Copy every line from the material below that holds "this".

Information provided ::
= = = =
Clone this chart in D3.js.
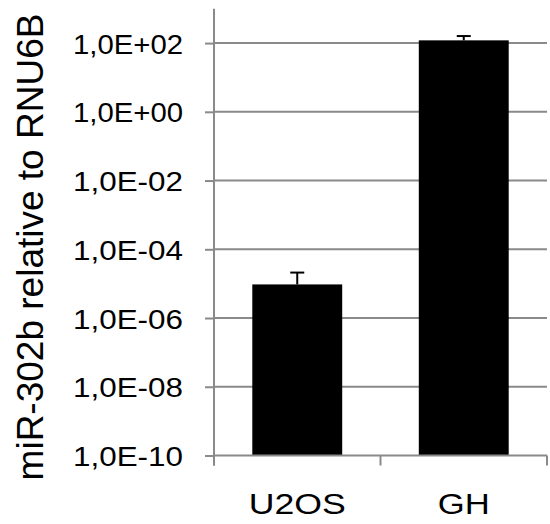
<!DOCTYPE html>
<html>
<head>
<meta charset="utf-8">
<script src="https://cdn.jsdelivr.net/npm/d3@7"></script>
<style>
  html, body { margin: 0; padding: 0; background: #fff; }
  svg { display: block; font-family: "Liberation Sans", Arial, sans-serif; }
</style>
</head>
<body>
<svg id="chart" width="550" height="524"></svg>
<script>
// Expression of miR-302b (relative to RNU6B), log scale
const categories = ["U2OS", "GH"];
const values = [9.5e-6, 120];
const errors = [1.15e-5, 40];
const tickValues = [1e-10, 1e-8, 1e-6, 1e-4, 1e-2, 1e0, 1e2];
const tickLabels = ["1,0E-10", "1,0E-08", "1,0E-06", "1,0E-04", "1,0E-02", "1,0E+00", "1,0E+02"];
const yTitle = "miR-302b relative to RNU6B";

const svg = d3.select("#chart");
const plotL = 214, plotR = 547, plotT = 8.7, plotB = 455.5;
const grey = "#8a8a8a";

const x = d3.scaleBand().domain(categories).range([plotL, plotR]).padding(0);
const y = d3.scaleLog().domain([1e-10, 1e3]).range([plotB, plotT]);

// horizontal gridlines
svg.append("g").selectAll("line").data(tickValues.slice(1)).join("line")
  .attr("x1", plotL).attr("x2", plotR)
  .attr("y1", d => y(d)).attr("y2", d => y(d))
  .attr("stroke", grey).attr("stroke-width", 2);

// bars
const barW = x.bandwidth() * 0.54;
svg.append("g").selectAll("rect").data(categories).join("rect")
  .attr("x", d => x(d) + (x.bandwidth() - barW) / 2)
  .attr("width", barW)
  .attr("y", (d, i) => y(values[i]))
  .attr("height", (d, i) => plotB - y(values[i]))
  .attr("fill", "#000");

// error bars (upper)
const eb = svg.append("g").attr("stroke", "#000").attr("stroke-width", 2);
categories.forEach((c, i) => {
  const cx = x(c) + x.bandwidth() / 2;
  const yt = y(values[i] + errors[i]);
  eb.append("line").attr("x1", cx).attr("x2", cx).attr("y1", y(values[i])).attr("y2", yt);
  eb.append("line").attr("x1", cx - 7).attr("x2", cx + 7).attr("y1", yt).attr("y2", yt);
});

// y axis
const yAxis = d3.axisLeft(y).tickValues(tickValues)
  .tickFormat((d, i) => tickLabels[i]).tickSize(9).tickPadding(22);
const gy = svg.append("g").attr("transform", `translate(${plotL},0)`).call(yAxis);
gy.select(".domain").attr("stroke", grey).attr("stroke-width", 2).attr("d", `M0,${plotT}V${plotB + 10}`);
gy.selectAll(".tick line").attr("stroke", grey).attr("stroke-width", 2);
gy.selectAll(".tick text").attr("fill", "#000")
  .style("font-size", "28px").attr("dy", "0.36em")
  .attr("textLength", 110).attr("lengthAdjust", "spacingAndGlyphs");

// x axis
const gx = svg.append("g").attr("transform", `translate(0,${plotB})`);
gx.append("path").attr("fill", "none").attr("stroke", grey).attr("stroke-width", 2)
  .attr("d", `M${plotL},0H${plotR}`);
gx.selectAll("line").data([plotL, plotL + x.step(), plotR]).join("line")
  .attr("x1", d => d).attr("x2", d => d).attr("y1", 0).attr("y2", 10)
  .attr("stroke", grey).attr("stroke-width", 2);

// category labels
const labW = { "U2OS": 97, "GH": 52 };
svg.append("g").selectAll("text").data(categories).join("text")
  .attr("x", d => x(d) + x.bandwidth() / 2)
  .attr("y", 514)
  .attr("text-anchor", "middle")
  .style("font-size", "30px")
  .attr("textLength", d => labW[d]).attr("lengthAdjust", "spacingAndGlyphs")
  .text(d => d);

// y axis title
svg.append("text")
  .attr("transform", `translate(43,247) rotate(-90)`)
  .attr("text-anchor", "middle")
  .style("font-size", "37px")
  .text(yTitle);
</script>
</body>
</html>
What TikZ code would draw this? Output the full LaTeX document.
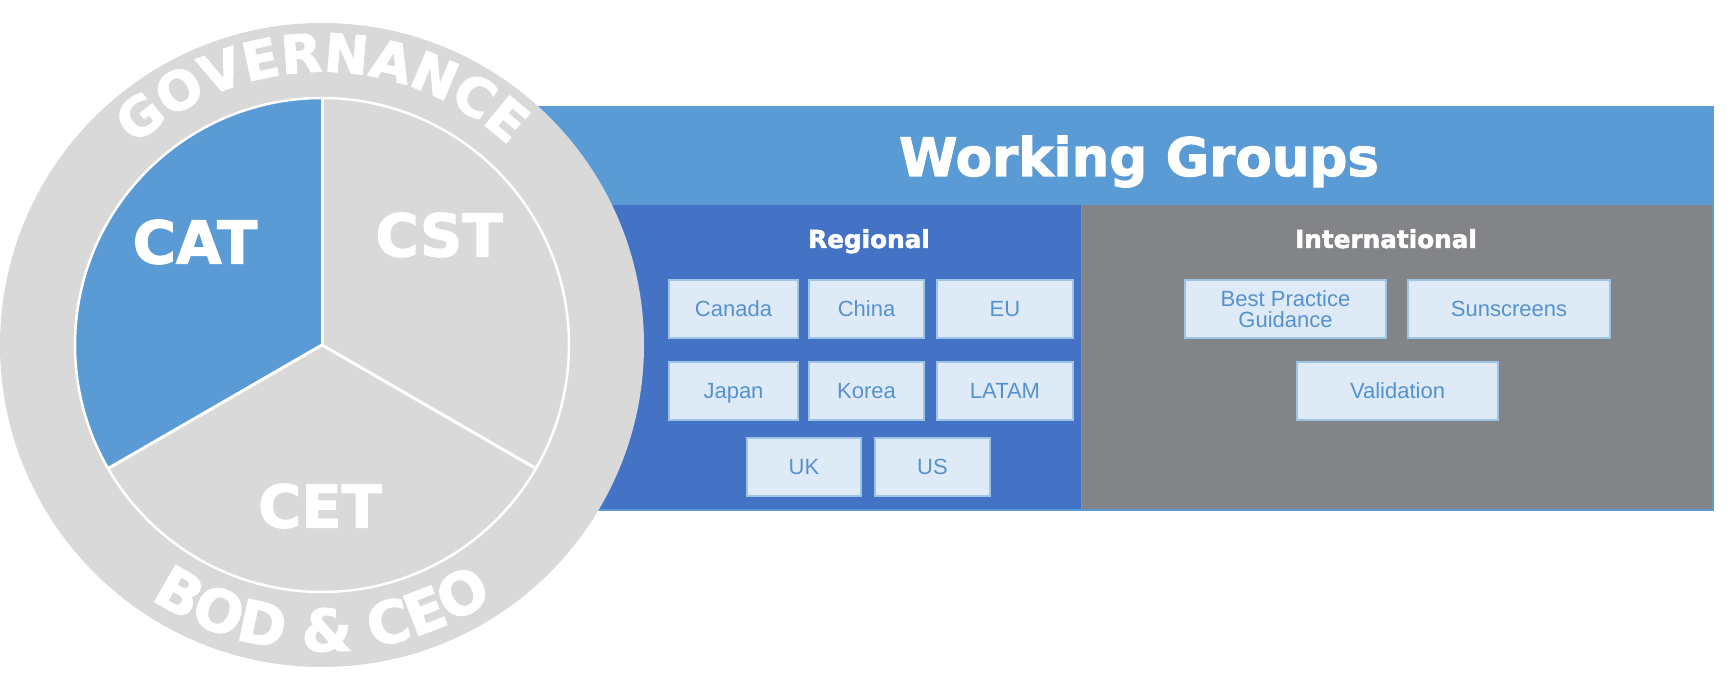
\documentclass[tikz,border=0pt]{standalone}
\usepackage{fontspec}
\setmainfont{Liberation Sans}
\newfontfamily\heavy{DejaVu Sans}[BoldFeatures={FakeBold=2}]
\usetikzlibrary{decorations.text}
\definecolor{ring}{HTML}{D9D9D9}
\definecolor{hdr}{HTML}{5B9BD5}
\definecolor{reg}{HTML}{4472C4}
\definecolor{intl}{HTML}{838487}
\definecolor{boxfill}{HTML}{DEEBF7}
\definecolor{boxline}{HTML}{9DC3E6}
\definecolor{boxtext}{HTML}{5691CF}
\begin{document}
\begin{tikzpicture}[x=1pt,y=1pt,
  wgbase/.style={draw=boxline, line width=1.2pt, fill=boxfill, text=boxtext,
    font=\fontsize{22}{21}\selectfont, align=center, inner sep=0pt,
    minimum height=58pt},
  wgbox/.style={wgbase, text height=15.8pt, text depth=0pt},
  titletext/.style={text=white, inner sep=0pt, anchor=base},
  pietext/.style={text=white, inner sep=0pt, font=\heavy\bfseries\fontsize{59}{59}\selectfont},
  ringtext/.style={decorate, decoration={text along path, text align=center, text color=white}}
]
\useasboundingbox (0,0) rectangle (1731,685);

% header and panels
\fill[hdr] (400,481) rectangle (1714,579);
\filldraw[fill=reg, draw=hdr, line width=1.5pt] (400,175) rectangle (1081.5,481);
\filldraw[fill=intl, draw=hdr, line width=1.5pt] (1081.5,175) rectangle (1713,481);

\node[titletext, font=\heavy\bfseries\fontsize{53}{53}\selectfont] (wgtitle) at (1139,509) {Working Groups};
\node[titletext, font=\heavy\bfseries\fontsize{24.7}{25}\selectfont] (regtitle) at (869,437) {Regional};
\node[titletext, font=\heavy\bfseries\fontsize{24.7}{25}\selectfont] (inttitle) at (1386,437) {International};

% regional boxes
\node[wgbox, minimum width=129pt] (canada) at (733.5,376) {Canada};
\node[wgbox, minimum width=115pt] (china) at (866.5,376) {China};
\node[wgbox, minimum width=136pt] (eu) at (1005,376) {EU};
\node[wgbox, minimum width=129pt] (japan) at (733.5,294) {Japan};
\node[wgbox, minimum width=115pt] (korea) at (866.5,294) {Korea};
\node[wgbox, minimum width=136pt] (latam) at (1005,294) {LATAM};
\node[wgbox, minimum width=114pt] (uk) at (804,218) {UK};
\node[wgbox, minimum width=115pt] (us) at (932.5,218) {US};

% international boxes
\node[wgbase, minimum width=201pt] (bpg) at (1285.5,376) {Best Practice\\Guidance};
\node[wgbox, minimum width=202pt] (sun) at (1509,376) {Sunscreens};
\node[wgbox, minimum width=201pt] (val) at (1397.5,294) {Validation};

% circle
\coordinate (C) at (322,340);
\fill[ring] (C) circle[radius=322];
\fill[hdr] (C) -- ++(90:247) arc[start angle=90, end angle=210, radius=247] -- cycle;
\draw[white, line width=2.5pt] (C) circle[radius=247];
\draw[white, line width=3pt] (C) -- ++(90:247);
\draw[white, line width=3pt] (C) -- ++(210:247);
\draw[white, line width=3pt] (C) -- ++(330:247);

\node[pietext] (cat) at (195,443) {CAT};
\node[pietext] (cst) at (439,450) {CST};
\node[pietext] (cet) at (320,179) {CET};

\path[ringtext, decoration={text={|\heavy\bfseries\fontsize{53}{53}\selectfont|GOVERNANCE}}]
  (C) ++(150:273) arc[start angle=150, end angle=30, radius=273];
\path[ringtext, decoration={text={|\heavy\bfseries\fontsize{58}{58}\selectfont|BOD {\&} CEO}}]
  (C) ++(210:306) arc[start angle=210, end angle=330, radius=306];
\end{tikzpicture}
\end{document}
= = = =
Exercise output ::
Clone this chart in D3.js.
What TikZ code would draw this? Output the full LaTeX document.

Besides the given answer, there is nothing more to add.